Los Angeles: The script that led comic legend Tony Hancock to leave his hit writers Ray Galton and Alan Simpson, is going to be made into a film, more than 50 years after it was first written.
Galton and Simpson, who had penned all of Hancock’s television and radio series from the early Fifties onwards, came up with movie script The Day Off in 1961.
But Hancock, who was keen to crack Hollywood at the time, insisted it ‘wasn’t international’ enough.
He then split from Galton and Simpson - a move which is regarded as the biggest mistake of his career.

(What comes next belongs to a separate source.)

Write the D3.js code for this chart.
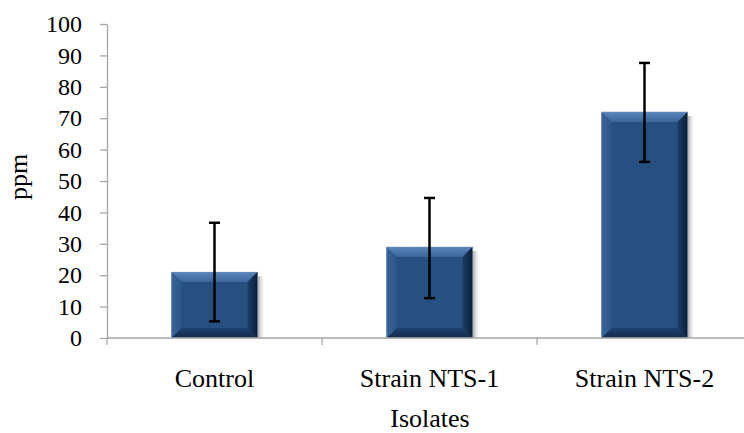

While they went on to write the hit sitcom Steptoe And Son, Hancock succumbed to alcoholism and committed suicide in 1968.
The script for ‘The Day Off’ was recently discovered in 81-year-old Galton’s Hampton Court home by him and Simpson’s biographer Christopher Stevens.
Since then it’s been attracting a lot of interest from producers and filming may begin later this year.
It is still unclear who will play Hancock’s part, although Little Britain’s David Walliams and Rev star Tom Hollander are rumoured to be among the frontrunners.
The script will also have a one-off reading by an as yet unnamed celebrity cast at the British Film Institute on London’s South Bank on January 29.
“Since the script was re-discovered it’s been attracting a lot of interest in the industry,” the Daily Express quoted a source as saying.
“More than 50 years later it could finally end up being the hit Ray and Alan hoped it would be,” the source said.